TASK DESCRIPTION: Reproduce every line of the listing as written, apart from the pictures.
⟨
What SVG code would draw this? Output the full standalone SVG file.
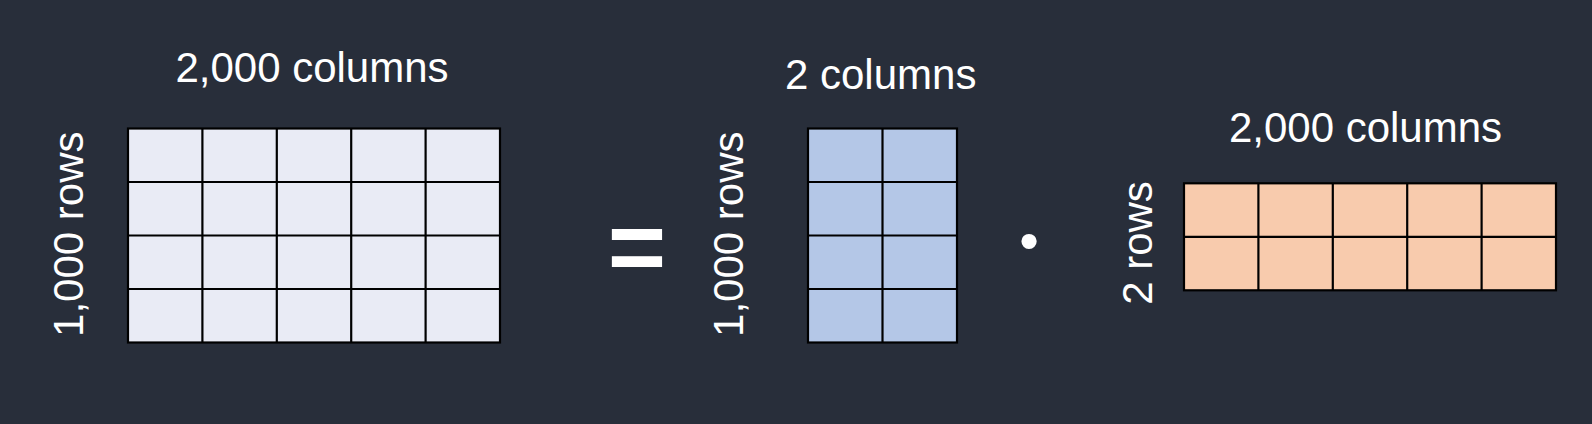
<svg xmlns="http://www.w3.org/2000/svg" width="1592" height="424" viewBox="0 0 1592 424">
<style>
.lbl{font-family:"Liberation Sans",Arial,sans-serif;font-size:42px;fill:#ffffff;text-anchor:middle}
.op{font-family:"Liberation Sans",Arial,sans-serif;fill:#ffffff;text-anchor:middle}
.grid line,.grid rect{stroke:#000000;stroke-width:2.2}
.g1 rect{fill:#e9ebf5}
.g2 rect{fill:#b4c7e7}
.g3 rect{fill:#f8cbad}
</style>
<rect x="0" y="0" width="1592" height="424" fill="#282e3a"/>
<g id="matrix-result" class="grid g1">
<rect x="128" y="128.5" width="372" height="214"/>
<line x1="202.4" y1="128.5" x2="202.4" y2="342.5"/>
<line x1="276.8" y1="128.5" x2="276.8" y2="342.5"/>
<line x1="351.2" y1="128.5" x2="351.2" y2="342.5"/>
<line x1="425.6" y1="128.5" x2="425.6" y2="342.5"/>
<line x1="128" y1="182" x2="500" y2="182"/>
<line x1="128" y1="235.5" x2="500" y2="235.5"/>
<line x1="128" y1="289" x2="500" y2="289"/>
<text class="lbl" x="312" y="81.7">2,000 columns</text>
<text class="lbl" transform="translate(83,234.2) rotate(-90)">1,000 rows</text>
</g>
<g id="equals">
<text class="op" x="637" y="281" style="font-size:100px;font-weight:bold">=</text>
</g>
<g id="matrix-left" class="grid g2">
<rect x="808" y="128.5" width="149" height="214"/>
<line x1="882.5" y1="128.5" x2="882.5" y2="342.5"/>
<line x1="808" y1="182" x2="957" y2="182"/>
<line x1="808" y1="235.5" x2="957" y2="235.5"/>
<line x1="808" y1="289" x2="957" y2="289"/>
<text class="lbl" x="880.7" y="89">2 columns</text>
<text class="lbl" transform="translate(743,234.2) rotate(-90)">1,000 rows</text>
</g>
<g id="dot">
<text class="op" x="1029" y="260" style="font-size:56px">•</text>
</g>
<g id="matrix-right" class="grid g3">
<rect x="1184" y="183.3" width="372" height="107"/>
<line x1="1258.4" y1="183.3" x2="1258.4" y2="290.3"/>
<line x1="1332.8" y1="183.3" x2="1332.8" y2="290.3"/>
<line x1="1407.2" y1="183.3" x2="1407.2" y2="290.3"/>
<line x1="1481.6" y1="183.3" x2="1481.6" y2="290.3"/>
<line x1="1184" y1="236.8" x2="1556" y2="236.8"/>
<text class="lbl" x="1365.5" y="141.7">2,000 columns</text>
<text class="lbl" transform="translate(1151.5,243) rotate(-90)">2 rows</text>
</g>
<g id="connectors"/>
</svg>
⟩
IN RESPONSE:
What SVG code would draw this? Output the full standalone SVG file.
<svg xmlns="http://www.w3.org/2000/svg" width="1592" height="424" viewBox="0 0 1592 424">
<style>
.lbl{font-family:"Liberation Sans",Arial,sans-serif;font-size:42px;fill:#ffffff;text-anchor:middle}
.op{font-family:"Liberation Sans",Arial,sans-serif;fill:#ffffff;text-anchor:middle}
.grid line,.grid rect{stroke:#000000;stroke-width:2.2}
.g1 rect{fill:#e9ebf5}
.g2 rect{fill:#b4c7e7}
.g3 rect{fill:#f8cbad}
</style>
<rect x="0" y="0" width="1592" height="424" fill="#282e3a"/>
<g id="matrix-result" class="grid g1">
<rect x="128" y="128.5" width="372" height="214"/>
<line x1="202.4" y1="128.5" x2="202.4" y2="342.5"/>
<line x1="276.8" y1="128.5" x2="276.8" y2="342.5"/>
<line x1="351.2" y1="128.5" x2="351.2" y2="342.5"/>
<line x1="425.6" y1="128.5" x2="425.6" y2="342.5"/>
<line x1="128" y1="182" x2="500" y2="182"/>
<line x1="128" y1="235.5" x2="500" y2="235.5"/>
<line x1="128" y1="289" x2="500" y2="289"/>
<text class="lbl" x="312" y="81.7">2,000 columns</text>
<text class="lbl" transform="translate(83,234.2) rotate(-90)">1,000 rows</text>
</g>
<g id="equals">
<text class="op" x="637" y="281" style="font-size:100px;font-weight:bold">=</text>
</g>
<g id="matrix-left" class="grid g2">
<rect x="808" y="128.5" width="149" height="214"/>
<line x1="882.5" y1="128.5" x2="882.5" y2="342.5"/>
<line x1="808" y1="182" x2="957" y2="182"/>
<line x1="808" y1="235.5" x2="957" y2="235.5"/>
<line x1="808" y1="289" x2="957" y2="289"/>
<text class="lbl" x="880.7" y="89">2 columns</text>
<text class="lbl" transform="translate(743,234.2) rotate(-90)">1,000 rows</text>
</g>
<g id="dot">
<text class="op" x="1029" y="260" style="font-size:56px">•</text>
</g>
<g id="matrix-right" class="grid g3">
<rect x="1184" y="183.3" width="372" height="107"/>
<line x1="1258.4" y1="183.3" x2="1258.4" y2="290.3"/>
<line x1="1332.8" y1="183.3" x2="1332.8" y2="290.3"/>
<line x1="1407.2" y1="183.3" x2="1407.2" y2="290.3"/>
<line x1="1481.6" y1="183.3" x2="1481.6" y2="290.3"/>
<line x1="1184" y1="236.8" x2="1556" y2="236.8"/>
<text class="lbl" x="1365.5" y="141.7">2,000 columns</text>
<text class="lbl" transform="translate(1151.5,243) rotate(-90)">2 rows</text>
</g>
<g id="connectors"/>
</svg>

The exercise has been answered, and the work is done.